Several victims who have taken to activism claim that the effects of exposure to the toxic gas have been passed on to later generations. Some of them run a nonprofit, Chingari Trust, that provides special education and medical help to more than 700 children who suffer from mental health issues, which they say is directly linked to the gas leak. However, Pandey said there is no data to support this theory.
“Honestly, we don’t know, because there is no empirical evidence as of today to suggest that some of the changes might have passed on,” said Pandey. “So, I’ll say there is an absence of evidence but there is no evidence of absence,” he adds.
Mishra refutes activists’ claims that there are any seriously ill survivors alive today.
“One who can live for 30 years, can he be serious? All those who were seriously ill have since died,” Mishra said. “One-time exposure can cause damage only once. That damage has limited their breathing capacity. One-time exposure will not produce repeat diseases,” he said.
‘Inadequate Compensation’
In 1989, the Indian Supreme Court approved a compensation of $470 million from UCC, which translated to 25,000 rupees ($400) for each survivor, while the family of each person who died received 62,000 rupees. In 2010, the Indian government approved an enhanced relief package for seriously affected victims.

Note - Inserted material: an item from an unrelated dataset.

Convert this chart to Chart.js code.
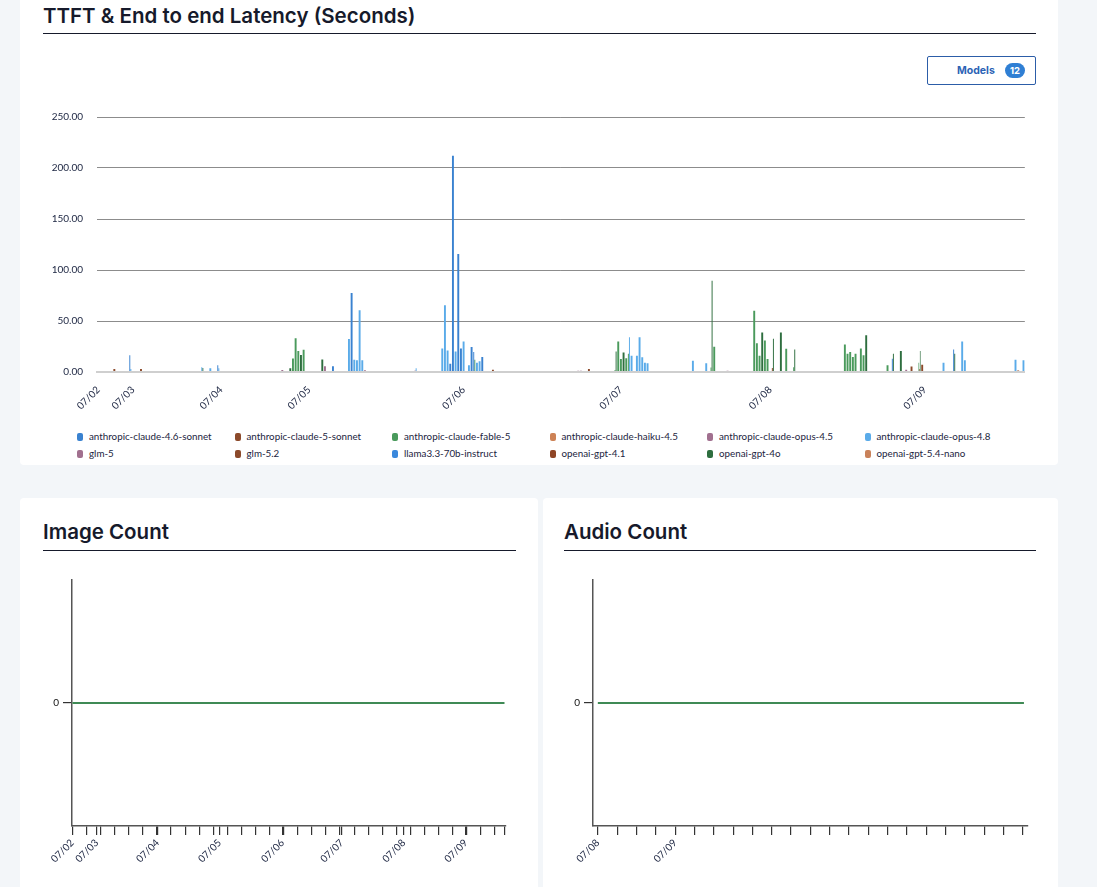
<!DOCTYPE html>
<html>
<head>
<meta charset="utf-8">
<title>Latency dashboard</title>
<script src="https://cdn.jsdelivr.net/npm/chart.js@4.4.1/dist/chart.umd.min.js"></script>
<style>
  body { margin: 0; width: 1097px; height: 887px; overflow: hidden; position: relative; background: #f3f6f9; font-family: Lato, "Open Sans", sans-serif; }
  .card { position: absolute; background: #fff; border-radius: 4px; }
  .title { position: absolute; font-family: Inter, sans-serif; font-weight: 600; font-size: 20.5px; line-height: 22px; color: #161a2b; white-space: nowrap; }
  .rule { position: absolute; height: 1px; background: #161a2b; }
  .box { position: absolute; }
  .models { position: absolute; left: 927px; top: 56px; width: 107px; height: 27px; border: 1px solid #2c5da8; border-radius: 2px; font-family: Inter, sans-serif; }
  .models span.t { position: absolute; left: 29px; top: 7px; font-size: 10.5px; font-weight: 700; color: #2c63b5; }
  .models span.b { position: absolute; left: 77px; top: 6px; width: 20px; height: 15px; border-radius: 8px; background: #2f7fd4; color: #fff; font-size: 9.5px; font-weight: 700; text-align: center; line-height: 15px; }
  #legend { position: absolute; left: 77px; top: 430px; display: grid; grid-template-columns: repeat(6, 157.5px); row-gap: 4px; }
  #legend div { font-size: 9.8px; color: #1b2440; height: 13px; line-height: 13px; white-space: nowrap; }
  #legend i { display: inline-block; width: 6px; height: 8px; border-radius: 2px; margin-right: 6px; vertical-align: -1px; }
</style>
</head>
<body>
<div class="card" style="left:20px;top:-10px;width:1038px;height:475px"></div>
<div class="title" style="left:43px;top:5px">TTFT &amp; End to end Latency (Seconds)</div>
<div class="rule" style="left:43px;top:33px;width:993px"></div>
<div class="models"><span class="t">Models</span><span class="b">12</span></div>
<div class="box" style="left:43px;top:97px;width:993px;height:323px"><canvas id="latency"></canvas></div>
<div id="legend"></div>

<div class="card" style="left:20px;top:498px;width:518px;height:400px"></div>
<div class="title" style="left:43px;top:521px">Image Count</div>
<div class="rule" style="left:43px;top:550px;width:473px"></div>
<div class="box" style="left:40px;top:570px;width:475px;height:305px"><canvas id="images"></canvas></div>

<div class="card" style="left:543px;top:498px;width:515px;height:400px"></div>
<div class="title" style="left:564px;top:521px">Audio Count</div>
<div class="rule" style="left:564px;top:550px;width:472px"></div>
<div class="box" style="left:560px;top:570px;width:477px;height:305px"><canvas id="audio"></canvas></div>

<script>
// time buckets on the latency chart, counted per day
const days = ['07/02', '07/03', '07/04', '07/05', '07/06', '07/07', '07/08', '07/09'];
const bucketsPerDay = [13, 33, 33, 58, 59, 56, 58, 38];
const yTicks = [0, 50, 100, 150, 200, 250];

const modelNames = [
  'anthropic-claude-4.6-sonnet', 'anthropic-claude-5-sonnet', 'anthropic-claude-fable-5',
  'anthropic-claude-haiku-4.5', 'anthropic-claude-opus-4.5', 'anthropic-claude-opus-4.8',
  'glm-5', 'glm-5.2', 'llama3.3-70b-instruct', 'openai-gpt-4.1', 'openai-gpt-4o', 'openai-gpt-5.4-nano'
];
const modelColors = [
  '#3a82d0', '#8c4a2b', '#4a9a5c', '#cd8256', '#a1708f', '#5aabe9',
  '#a1708f', '#8c4a2b', '#3a88dc', '#8f4526', '#2e6e3f', '#c9825a'
];

// [bucket, seconds] per model
const claude46Sonnet = [[12, 16.3], [45, 6.7], [88, 5.7], [95, 77.5], [132, 8], [133, 212], [135, 115.7], [136, 23], [140, 24.5], [141, 19.5], [144, 14.7], [298, 13], [321, 22]];
const claude5Sonnet = [];
const claudeFable5 = [[73, 13.3], [74, 33], [75, 20.7], [77, 21.7], [141, 12], [194, 2], [195, 30], [196, 12.8], [198, 13.5], [199, 18], [230, 4.3], [231, 24.7], [246, 60], [247, 28.3], [248, 16], [250, 31], [251, 12.8], [258, 22.7], [261, 4.7], [280, 27], [281, 18], [282, 19.6], [283, 14.7], [284, 18], [286, 23], [287, 16.3], [296, 6.5], [308, 9]];
const claudeHaiku45 = [];
const claudeOpus45 = [[69, 2], [85, 5.7], [100, 1.7], [119, 1.5], [180, 1.3], [181, 1.3], [236, 1.3], [303, 2.3]];
const claudeOpus48 = [[12, 3], [39, 4.7], [42, 3.7], [45, 3.7], [94, 32.3], [96, 12], [97, 11.5], [98, 60.5], [99, 11.5], [119, 3.7], [129, 23], [130, 65.4], [131, 21], [134, 20], [137, 30], [139, 6.5], [142, 9], [143, 10.5], [199, 34], [200, 16], [202, 16], [203, 34], [204, 14.5], [205, 9], [206, 8.5], [223, 11], [228, 8.5], [317, 9], [324, 30], [325, 11.5], [344, 12], [347, 11.5]];
const glm5 = [];
const glm52 = [[6, 3], [16, 3], [148, 2.3], [184, 3], [253, 4], [305, 5.5], [309, 7.2], [345, 1.5]];
const llama33 = [];
const gpt41 = [[308, 3]];
const gpt4o = [[39, 4], [72, 3.7], [76, 16.7], [84, 12.3], [194, 20], [197, 19], [230, 89.5], [249, 38.8], [253, 32.6], [256, 38.8], [261, 22], [288, 36], [298, 18], [301, 20.6], [308, 20.6], [321, 18]];
const gpt54Nano = [];

const modelSeries = [claude46Sonnet, claude5Sonnet, claudeFable5, claudeHaiku45, claudeOpus45, claudeOpus48,
  glm5, glm52, llama33, gpt41, gpt4o, gpt54Nano];

// image / audio count panels (positions on their own time axis)
const imageTimes = [0, 1.73, 6.05, 10.45, 14.92, 19.13, 23.52, 27.93, 30.67];
const imageCounts = [0, 0, 0, 0, 0, 0, 0, 0, 0];
const imageDayMarks = { 0: '07/02', 1.73: '07/03', 6.05: '07/04', 10.45: '07/05', 14.92: '07/06', 19.13: '07/07', 23.52: '07/08', 27.93: '07/09' };
const audioTimes = [0, 4, 8, 12, 16, 20, 22.05];
const audioCounts = [0, 0, 0, 0, 0, 0, 0];
const audioDayMarks = { 0: '07/08', 4: '07/09' };

const ink = '#1b2440';
Chart.defaults.font.family = 'Lato, "Open Sans", sans-serif';
Chart.defaults.color = ink;

// build bucket labels
const buckets = [];
const dayStart = {};
days.forEach((d, i) => {
  dayStart[buckets.length] = d;
  for (let k = 0; k < bucketsPerDay[i]; k++) buckets.push(d + ' #' + (k + 1));
});

const datasets = modelNames.map((name, i) => {
  const data = new Array(buckets.length).fill(null);
  modelSeries[i].forEach(([b, v]) => { data[b] = v; });
  return {
    label: name, data,
    backgroundColor: modelColors[i],
    categoryPercentage: 0.8, barPercentage: 0.9,
    skipNull: true
  };
});

new Chart(document.getElementById('latency'), {
  type: 'bar',
  data: { labels: buckets, datasets },
  options: {
    responsive: true, maintainAspectRatio: false, animation: false,
    layout: { padding: { top: 14, right: 9 } },
    plugins: { legend: { display: false }, tooltip: { enabled: false } },
    scales: {
      x: {
        grid: { display: false },
        border: { display: true, color: '#cfcfcf', width: 2 },
        afterFit: s => { s.height = 48; },
        ticks: {
          autoSkip: false, minRotation: 45, maxRotation: 45, padding: 4,
          font: { size: 10 }, color: ink,
          callback: (v, i) => dayStart[i] || ''
        }
      },
      y: {
        min: 0, max: 250,
        afterFit: s => { s.width = 54; },
        afterBuildTicks: s => { s.ticks = yTicks.map(v => ({ value: v })); },
        border: { display: false },
        grid: {
          drawTicks: false,
          color: c => c.tick.value === 0 ? '#cfcfcf' : '#8c8c8c',
          lineWidth: c => c.tick.value === 0 ? 2 : 1
        },
        ticks: { padding: 14, font: { size: 10 }, color: ink, callback: v => Number(v).toFixed(2) }
      }
    }
  }
});

// html legend in six columns
const legend = document.getElementById('legend');
modelNames.forEach((name, i) => {
  const item = document.createElement('div');
  item.innerHTML = '<i style="background:' + modelColors[i] + '"></i>' + name;
  legend.appendChild(item);
});

function countChart(id, times, counts, marks, xMin, xMax, tickVals, yWidth) {
  new Chart(document.getElementById(id), {
    type: 'line',
    data: {
      datasets: [{
        data: times.map((t, i) => ({ x: t, y: counts[i] })),
        borderColor: '#3f8a55', borderWidth: 2, pointRadius: 0
      }]
    },
    options: {
      responsive: true, maintainAspectRatio: false, animation: false,
      layout: { padding: { top: 10, right: 9 } },
      plugins: { legend: { display: false }, tooltip: { enabled: false } },
      scales: {
        x: {
          type: 'linear', min: xMin, max: xMax,
          afterFit: s => { s.height = 49; },
          afterBuildTicks: s => { s.ticks = tickVals.map(v => ({ value: v })); },
          border: { display: true, color: '#555', width: 1.5 },
          grid: { drawOnChartArea: false, drawTicks: true, tickLength: 9, color: '#333', lineWidth: 1.2 },
          ticks: {
            autoSkip: false, minRotation: 45, maxRotation: 45, padding: 2,
            font: { size: 10 }, color: ink,
            callback: v => marks[v] || ''
          }
        },
        y: {
          min: -1, max: 1,
          afterFit: s => { s.width = yWidth; },
          afterBuildTicks: s => { s.ticks = [{ value: 0 }]; },
          border: { display: true, color: '#555', width: 1.5 },
          grid: { drawOnChartArea: false, drawTicks: true, tickLength: 9, color: '#333', lineWidth: 1.2 },
          ticks: { padding: 4, font: { size: 10 }, color: '#111' }
        }
      }
    }
  });
}

const imageTicks = [];
for (let t = 0; t <= 30; t++) imageTicks.push(t);
Object.keys(imageDayMarks).forEach(k => { if (!imageTicks.includes(+k)) imageTicks.push(+k); });
imageTicks.push(30.67);
imageTicks.sort((a, b) => a - b);

const audioTicks = [];
for (let t = 0; t <= 22; t++) audioTicks.push(t);

countChart('images', imageTimes, imageCounts, imageDayMarks, -0.03, 30.75, imageTicks, 32);
countChart('audio', audioTimes, audioCounts, audioDayMarks, -0.25, 22.26, audioTicks, 33);
</script>
</body>
</html>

In 2001, UCC was acquired by Dow Chemical. On Nov. 19, IBTimes UK reported that Dow’s shareholders were to “table two resolutions calling for the company's management to accept responsibility” for the Bhopal disaster and to “fully compensate victims and to pay for a full-scale clean-up of the still-contaminated area.”
“The second resolution will call for Dow Chemicals to acknowledge that, rather than becoming a shareholder in UCC (which Dow's management claims), the companies became a single entity, thus combining assets and liabilities,” the report added.
Meanwhile, the activists refuse to relent. “Our main fight is not for money,” said Abdul Jabbar Khan.
“We want that those who suffered should get proper medical aid and the following generations should be looked after well,” he said. “I cannot bear to see people in pain … I feel like being in a long, dark tunnel. I just want to see some light at the end of it,” Khan said, almost in tears.